Utilisez-vous la pièce avec des scolaires ?
Nous avons beaucoup de classes qui viennent. Leurs professeurs sont heureux de pouvoir s’adosser sur le travail que l’on propose. J’en suis ravie car c’est fait pour. D’autres nous font venir en classe. J’ai écrit ce spectacle en pensant au public. Nous l’avons d’abord créé à Mantes-la-Jolie avec le Collectif 12, puis on l’a joué au Studio Théâtre de Stains. On a eu des scolaires, des groupes de femmes en alphabétisation, des femmes et hommes de toutes origines. On a fait des ateliers où on a essayé de leur faire jouer la scène de l’interrogatoire.
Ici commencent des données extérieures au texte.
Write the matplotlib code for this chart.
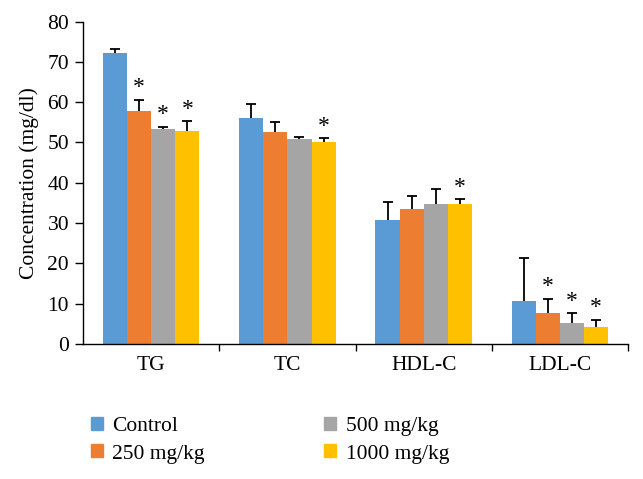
import numpy as np
import matplotlib.pyplot as plt
from matplotlib.patches import Patch

plt.rcParams['font.family'] = ['Liberation Serif', 'DejaVu Serif']

categories = ['TG', 'TC', 'HDL-C', 'LDL-C']
groups = ['Control', '250 mg/kg', '500 mg/kg', '1000 mg/kg']
colors = ['#5B9BD5', '#ED7D31', '#A5A5A5', '#FFC000']

control = [72.2, 56.0, 30.7, 10.6]
dose250 = [57.8, 52.6, 33.4, 7.6]
dose500 = [53.4, 50.8, 34.7, 5.3]
dose1000 = [52.9, 50.2, 34.8, 4.1]

control_err = [0.9, 3.5, 4.6, 10.7]
dose250_err = [2.8, 2.4, 3.3, 3.6]
dose500_err = [0.5, 0.5, 3.8, 2.3]
dose1000_err = [2.3, 0.8, 1.1, 1.9]

# significance markers (True = asterisk)
control_sig = [False, False, False, False]
dose250_sig = [True, False, False, True]
dose500_sig = [True, False, False, True]
dose1000_sig = [True, True, True, True]

values = [control, dose250, dose500, dose1000]
errors = [control_err, dose250_err, dose500_err, dose1000_err]
sigs = [control_sig, dose250_sig, dose500_sig, dose1000_sig]

fs = 15.5

fig = plt.figure(figsize=(6.43, 4.79), dpi=100)
ax = fig.add_axes([0.129, 0.282, 0.848, 0.673])

x = np.arange(len(categories))
w = 0.177
for i, (vals, errs, sg) in enumerate(zip(values, errors, sigs)):
    pos = x + (i - 1.5) * w
    ax.bar(pos, vals, w, color=colors[i], label=groups[i], zorder=2)
    eb = ax.errorbar(pos, vals, yerr=[np.zeros(len(errs)), errs], fmt='none',
                     ecolor='black', elinewidth=1.3, capsize=3.5, capthick=1.3, zorder=3)
    eb[1][0].set_visible(False)  # hide the lower cap, bars only go up
    for p, v, e, s in zip(pos, vals, errs, sg):
        if s:
            ax.annotate('*', (p, v + e), xytext=(0, 1), textcoords='offset points',
                        ha='center', va='bottom', fontsize=17)

ax.set_xlim(-0.5, 3.5)
ax.set_ylim(0, 80)
ax.set_yticks(range(0, 81, 10))
ax.set_xticks(x)
ax.set_xticklabels(categories)
ax.set_xticks(np.arange(0.5, 3.6, 1), minor=True)
ax.tick_params(axis='x', which='major', length=0, pad=9, labelsize=fs)
ax.tick_params(axis='x', which='minor', length=5, width=1, direction='out')
ax.tick_params(axis='y', length=6, width=1, direction='out', labelsize=fs, pad=4)
ax.spines['top'].set_visible(False)
ax.spines['right'].set_visible(False)
ax.spines['left'].set_linewidth(1)
ax.spines['bottom'].set_linewidth(1)
ax.set_ylabel('Concentration (mg/dl)', fontsize=fs, labelpad=6)

handles = [Patch(color=c) for c in colors]
fig.legend(handles, groups, loc='upper left', bbox_to_anchor=(0.128, 0.148),
           ncol=2, frameon=False, fontsize=fs, handlelength=0.55, handleheight=0.55,
           handletextpad=0.45, columnspacing=5.55, labelspacing=0.4, borderaxespad=0)

fig.savefig('out.png', dpi=100)
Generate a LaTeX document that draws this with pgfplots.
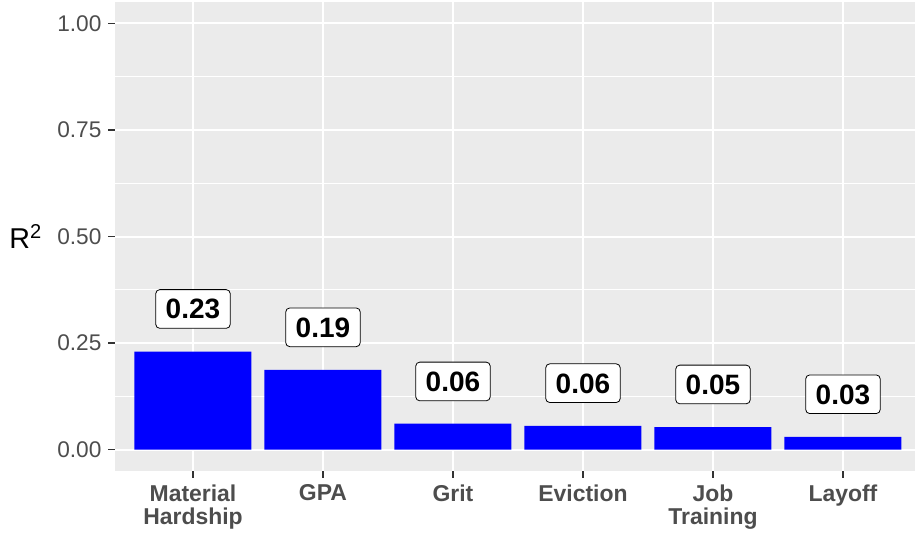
\documentclass[border=0pt]{standalone}
\usepackage{pgfplots}
\pgfplotsset{compat=1.18}
\usepackage{fontspec}
\setmainfont{Liberation Sans}
\definecolor{panelgrey}{HTML}{EBEBEB}
\definecolor{ticktext}{HTML}{4D4D4D}
\definecolor{tickdark}{HTML}{333333}
\definecolor{barblue}{HTML}{0000FF}
\begin{document}
\begin{tikzpicture}
\begin{axis}[
  scale only axis,
  width=600pt, height=351.75pt,
  xmin=0.4, xmax=6.554, ymin=-0.05, ymax=1.05,
  axis background/.style={fill=panelgrey},
  axis line style={draw=none},
  xtick pos=bottom, ytick pos=left,
  xtick={1,2,3,4,5,6},
  xticklabels={{Material\\Hardship},GPA,Grit,Eviction,{Job\\Training},Layoff},
  xticklabel style={align=center, font=\fontsize{17.2}{17.5}\selectfont\bfseries, text=ticktext, anchor=north, inner sep=0pt, yshift=-5pt},
  ytick={0,0.25,0.5,0.75,1},
  yticklabels={0.00,0.25,0.50,0.75,1.00},
  yticklabel style={font=\fontsize{17}{18}\selectfont, text=ticktext, anchor=east, inner sep=0pt, xshift=-5pt},
  minor ytick={0.125,0.375,0.625,0.875},
  xmajorgrids, ymajorgrids, yminorgrids,
  major grid style={white, line width=1.5pt},
  minor grid style={white, line width=0.75pt},
  tick align=outside,
  major tick length=5pt,
  minor tick length=0pt,
  tick style={draw=tickdark, line width=1.2pt},
  ylabel={R\textsuperscript{2}},
  ylabel style={rotate=-90, anchor=center, at={(rel axis cs:0,0.5)}, xshift=-67pt, font=\fontsize{21.5}{24}\selectfont, text=black},
  clip=false,
]
\addplot[ybar, bar width=0.9, fill=barblue, draw=none] coordinates {
  (1,0.230) (2,0.187) (3,0.061) (4,0.056) (5,0.053) (6,0.030)
};
\addplot[only marks, mark=none, nodes near coords, point meta=explicit symbolic,
  nodes near coords style={anchor=center, draw=black, line width=0.6pt, fill=white, rounded corners=3pt,
    inner xsep=7.5pt, inner ysep=7pt, text height=15pt, text depth=0pt,
    font=\fontsize{21}{23}\selectfont\bfseries, text=black}]
  table[meta=lab] {
x y lab
1 0.330 0.23
2 0.287 0.19
3 0.160 0.06
4 0.156 0.06
5 0.153 0.05
6 0.130 0.03
};
\coordinate (pSW) at (rel axis cs:0,0);
\coordinate (pNE) at (rel axis cs:1,1);
\end{axis}
\pgfresetboundingbox
\path ([shift={(-86.25pt,-46.5pt)}]pSW) rectangle ([shift={(0pt,1.5pt)}]pNE);
\end{tikzpicture}
\end{document}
On fait aussi des ateliers d’écriture sur les silences familiaux. Ce qui nous intéresse, c’est que les élèves puissent venir voir la pièce. On leur raconte l’histoire. Je sens qu’il y a une envie de changer les récits. Encore une fois, il s’agit ni plus ni moins de l’histoire de France.

 

Quelle est la suite après Avignon ?
Pour Brazza-Ouidah-Saint-Denis, on cherche encore des lieux de diffusion. On sait qu’on va la jouer à la Faïencerie de Creil et au Safran à Amiens. Nous avons également deux dates à Tropiques Atrium en Martinique. Nous attendons des confirmations pour la Guadeloupe et le Luxembourg. En parallèle, on poursuit 1983, jouée en janvier au TGP de Saint-Denis. On y parle des violences policières dans les années 1980 dans les banlieues, de la question des deuxièmes générations de fils d’immigrés algériens, de leurs revendications pour être juste considérés comme des Français, tout en les confrontant aux choix politiques de la gauche et de Mitterrand, voir comment il y a eu un abandon des politiques sociales mais aussi des quartiers populaires. Les années 1980, c’est un tournant dans cet abandon. On a du mal à la faire tourner pour des raisons financières et politiques. En parallèle, je vais commencer à écrire des histoires intimes. Pour l’heure, je partais de la grande histoire pour parler d’intime. Là, j’ai envie de faire l’inverse : partir de l’intime, pour pourquoi pas parler des questions de couple, avec l’aspect politique et l’aspect double culture.